Empirical potential optimization for the investigation of lithiation-delithiation cycles of amorphous Si nanowires

The atomistic mechanisms during lithiation and delithiation of amorphous Si nanowires ($a$-SiNW) have been investigated over cycles by molecular dynamics simulations. First, the modified embedded atom method potential from Cui et al. [J. Power Sources 207, 150 (2012).] has been further optimized on static (${\mathrm{Li}}_{x}\mathrm{Si}$ alloy phases and point-defect energies) and on dynamic properties (Li diffusion) to reproduce the lithiation of small crystalline Si nanowires calculated at the ab initio level. The lithiation of $a$-SiNW reveals a two-phase process of lithiation with a larger diffusion interface compared to crystalline Si lithiation. Compressive axial stresses are observed in the amorphous ${\mathrm{Si}}_{x}\mathrm{Li}$ alloy outer shell.

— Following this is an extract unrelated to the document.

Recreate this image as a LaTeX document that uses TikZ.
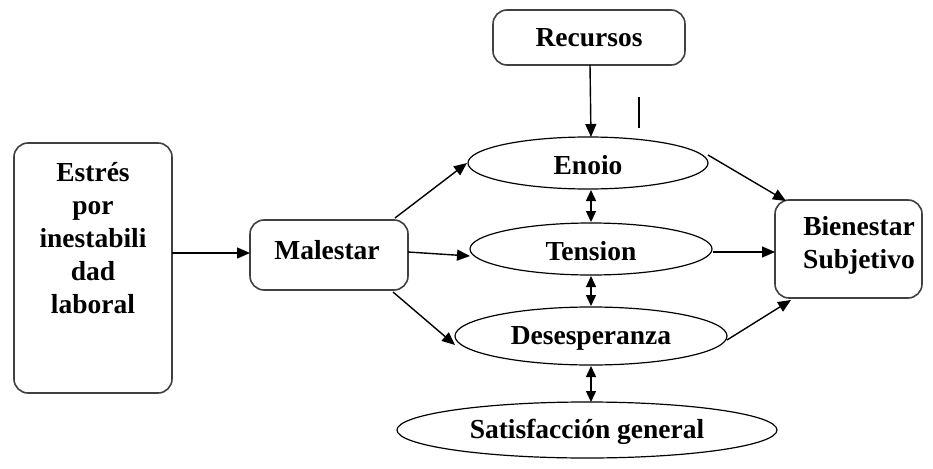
\documentclass[tikz,border=0pt]{standalone}
\usepackage{fontspec}
\setmainfont{Liberation Serif}
\usetikzlibrary{arrows.meta}
\begin{document}
\begin{tikzpicture}[x=1pt,y=-1pt,
  lbl/.style={font=\fontsize{27.5}{33}\selectfont\bfseries, align=center},
  rbox/.style={draw=black!75, line width=1.6pt, rounded corners=14pt, inner sep=0pt},
  arr/.style={line width=1.4pt, -{Triangle[length=13pt,width=11pt]}},
  darr/.style={line width=1.4pt, {Triangle[length=11pt,width=10pt]}-{Triangle[length=11pt,width=10pt]}}]
\useasboundingbox (0,0) rectangle (933,468);
% boxes
\draw[rbox] (14,143) rectangle (172,393);
\node[lbl] (estres) at (93,238) {Estrés\\por\\inestabili\\dad\\laboral};
\coordinate (estresE) at (172,253);
\draw[rbox] (493,10) rectangle (685,65);
\node[lbl] (recursos) at (589,38) {Recursos};
\coordinate (recS) at (590,65);
\draw[rbox] (250,220) rectangle (408,290);
\node[lbl] (malestar) at (327,250) {Malestar};
\draw[rbox] (775,200) rectangle (922,298);
\node[lbl] (bien) at (859,245) {Bienestar\\Subjetivo};
% ellipses
\draw[line width=1.2pt] (588,163) ellipse [x radius=120, y radius=26];
\node[lbl] (enoio) at (588,165) {Enoio};
\draw[line width=1.2pt] (591,249) ellipse [x radius=121, y radius=26];
\node[lbl] (tension) at (591,251) {Tension};
\draw[line width=1.2pt] (591,336) ellipse [x radius=136, y radius=29];
\node[lbl] (deses) at (591,338) {Desesperanza};
\draw[line width=1.2pt] (587,430) ellipse [x radius=190, y radius=28];
\node[lbl] (satis) at (587,432) {Satisfacción general};
% connector endpoints
\coordinate (malE) at (408,252);
\coordinate (malNE) at (395,218);
\coordinate (malSE) at (393,292);
\coordinate (enoW) at (467,163);
\coordinate (enoN) at (591,137);
\coordinate (enoE) at (708,155);
\coordinate (enoS) at (591,190);
\coordinate (tenW) at (470,256);
\coordinate (tenN) at (591,222);
\coordinate (tenE) at (713,252);
\coordinate (tenS) at (591,276);
\coordinate (desW) at (455,345);
\coordinate (desN) at (591,306);
\coordinate (desE) at (727,340);
\coordinate (desS) at (591,366);
\coordinate (satN) at (591,402);
\coordinate (bienNW) at (786,201);
\coordinate (bienW) at (775,252);
\coordinate (bienSW) at (791,300);
\coordinate (malW) at (250,253);
% arrows
\draw[arr] (estresE) -- (malW);
\draw[arr] (malNE) -- (enoW);
\draw[arr] (malE) -- (tenW);
\draw[arr] (malSE) -- (desW);
\draw[arr] (recS) -- (enoN);
\draw[arr] (enoE) -- (bienNW);
\draw[arr] (tenE) -- (bienW);
\draw[arr] (desE) -- (bienSW);
\draw[darr] (enoS) -- (tenN);
\draw[darr] (tenS) -- (desN);
\draw[darr] (desS) -- (satN);
% stray mark
\coordinate (m1) at (639,97);
\coordinate (m2) at (639,128);
\draw[line width=1.2pt] (m1) -- (m2);
\end{tikzpicture}
\end{document}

They are easily released thanks to the soft glassy behavior of the amorphous alloy. Conversely, in crystalline SiNW, the larger stress in the narrow crystalline lithiated interface is hardly released and requires a phase transformation to amorphous to operate, which delays the lithiation. The history of the charge-discharge cycles as well as the temperature appear as driving forces for phase transformation from amorphous ${\mathrm{Li}}_{x}\mathrm{Si}$ alloy to the more stable crystalline phase counterpart. Our work suggests that a SiNW anode with an enhanced plastic behavior could help release the internal stress, while a full delithiation could heal the cracks that appear with time and thus increase the life cycles of Li-ion batteries using such anode materials.